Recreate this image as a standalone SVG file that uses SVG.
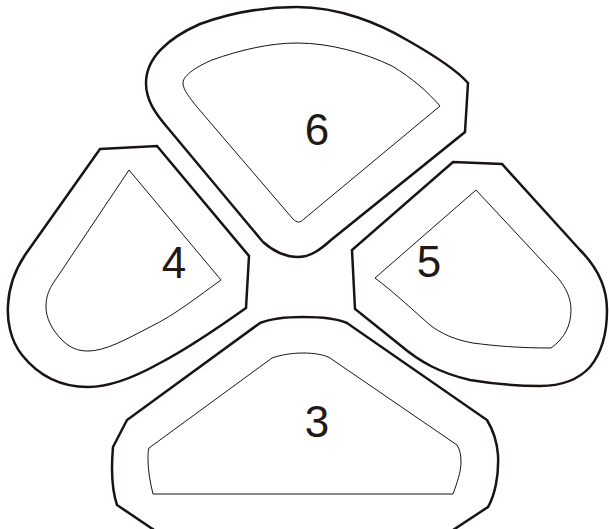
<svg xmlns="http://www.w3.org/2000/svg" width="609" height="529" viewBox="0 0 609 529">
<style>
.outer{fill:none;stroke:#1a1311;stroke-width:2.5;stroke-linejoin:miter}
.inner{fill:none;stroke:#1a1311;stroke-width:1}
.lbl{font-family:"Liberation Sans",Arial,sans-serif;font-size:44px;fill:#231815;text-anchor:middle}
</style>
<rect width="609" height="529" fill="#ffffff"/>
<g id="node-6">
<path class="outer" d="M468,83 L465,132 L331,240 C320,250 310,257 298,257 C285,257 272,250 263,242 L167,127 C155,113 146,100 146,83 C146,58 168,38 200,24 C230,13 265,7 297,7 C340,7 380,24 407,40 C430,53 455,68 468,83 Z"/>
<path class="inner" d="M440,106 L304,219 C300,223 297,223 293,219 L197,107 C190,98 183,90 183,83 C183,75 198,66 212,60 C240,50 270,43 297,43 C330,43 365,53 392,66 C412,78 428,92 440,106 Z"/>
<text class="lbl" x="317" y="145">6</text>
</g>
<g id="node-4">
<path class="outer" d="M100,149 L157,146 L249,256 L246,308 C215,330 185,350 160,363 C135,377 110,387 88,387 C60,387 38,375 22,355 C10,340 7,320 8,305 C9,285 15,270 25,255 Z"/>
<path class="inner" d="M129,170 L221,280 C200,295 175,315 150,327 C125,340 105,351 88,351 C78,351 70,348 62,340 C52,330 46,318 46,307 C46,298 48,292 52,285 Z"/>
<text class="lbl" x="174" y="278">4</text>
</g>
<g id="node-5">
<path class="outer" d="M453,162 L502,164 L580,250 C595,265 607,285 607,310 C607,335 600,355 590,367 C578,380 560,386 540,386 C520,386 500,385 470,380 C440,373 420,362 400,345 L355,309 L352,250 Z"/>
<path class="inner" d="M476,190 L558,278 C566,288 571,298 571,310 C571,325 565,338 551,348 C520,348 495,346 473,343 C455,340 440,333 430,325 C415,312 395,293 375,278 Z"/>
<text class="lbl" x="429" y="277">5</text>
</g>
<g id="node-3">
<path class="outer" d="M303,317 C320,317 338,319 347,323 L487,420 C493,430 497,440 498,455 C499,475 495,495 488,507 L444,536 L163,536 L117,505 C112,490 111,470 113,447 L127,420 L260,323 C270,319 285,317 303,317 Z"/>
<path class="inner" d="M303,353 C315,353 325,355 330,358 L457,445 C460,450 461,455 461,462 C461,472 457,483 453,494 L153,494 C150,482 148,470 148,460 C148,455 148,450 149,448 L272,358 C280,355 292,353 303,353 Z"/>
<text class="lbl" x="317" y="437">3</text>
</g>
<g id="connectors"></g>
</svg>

**Problem to work on**
All the lines above are to be reproduced exactly, except the pictures.

**Answer to the problem**
Recreate this image as a standalone SVG file that uses SVG.
<svg xmlns="http://www.w3.org/2000/svg" width="609" height="529" viewBox="0 0 609 529">
<style>
.outer{fill:none;stroke:#1a1311;stroke-width:2.5;stroke-linejoin:miter}
.inner{fill:none;stroke:#1a1311;stroke-width:1}
.lbl{font-family:"Liberation Sans",Arial,sans-serif;font-size:44px;fill:#231815;text-anchor:middle}
</style>
<rect width="609" height="529" fill="#ffffff"/>
<g id="node-6">
<path class="outer" d="M468,83 L465,132 L331,240 C320,250 310,257 298,257 C285,257 272,250 263,242 L167,127 C155,113 146,100 146,83 C146,58 168,38 200,24 C230,13 265,7 297,7 C340,7 380,24 407,40 C430,53 455,68 468,83 Z"/>
<path class="inner" d="M440,106 L304,219 C300,223 297,223 293,219 L197,107 C190,98 183,90 183,83 C183,75 198,66 212,60 C240,50 270,43 297,43 C330,43 365,53 392,66 C412,78 428,92 440,106 Z"/>
<text class="lbl" x="317" y="145">6</text>
</g>
<g id="node-4">
<path class="outer" d="M100,149 L157,146 L249,256 L246,308 C215,330 185,350 160,363 C135,377 110,387 88,387 C60,387 38,375 22,355 C10,340 7,320 8,305 C9,285 15,270 25,255 Z"/>
<path class="inner" d="M129,170 L221,280 C200,295 175,315 150,327 C125,340 105,351 88,351 C78,351 70,348 62,340 C52,330 46,318 46,307 C46,298 48,292 52,285 Z"/>
<text class="lbl" x="174" y="278">4</text>
</g>
<g id="node-5">
<path class="outer" d="M453,162 L502,164 L580,250 C595,265 607,285 607,310 C607,335 600,355 590,367 C578,380 560,386 540,386 C520,386 500,385 470,380 C440,373 420,362 400,345 L355,309 L352,250 Z"/>
<path class="inner" d="M476,190 L558,278 C566,288 571,298 571,310 C571,325 565,338 551,348 C520,348 495,346 473,343 C455,340 440,333 430,325 C415,312 395,293 375,278 Z"/>
<text class="lbl" x="429" y="277">5</text>
</g>
<g id="node-3">
<path class="outer" d="M303,317 C320,317 338,319 347,323 L487,420 C493,430 497,440 498,455 C499,475 495,495 488,507 L444,536 L163,536 L117,505 C112,490 111,470 113,447 L127,420 L260,323 C270,319 285,317 303,317 Z"/>
<path class="inner" d="M303,353 C315,353 325,355 330,358 L457,445 C460,450 461,455 461,462 C461,472 457,483 453,494 L153,494 C150,482 148,470 148,460 C148,455 148,450 149,448 L272,358 C280,355 292,353 303,353 Z"/>
<text class="lbl" x="317" y="437">3</text>
</g>
<g id="connectors"></g>
</svg>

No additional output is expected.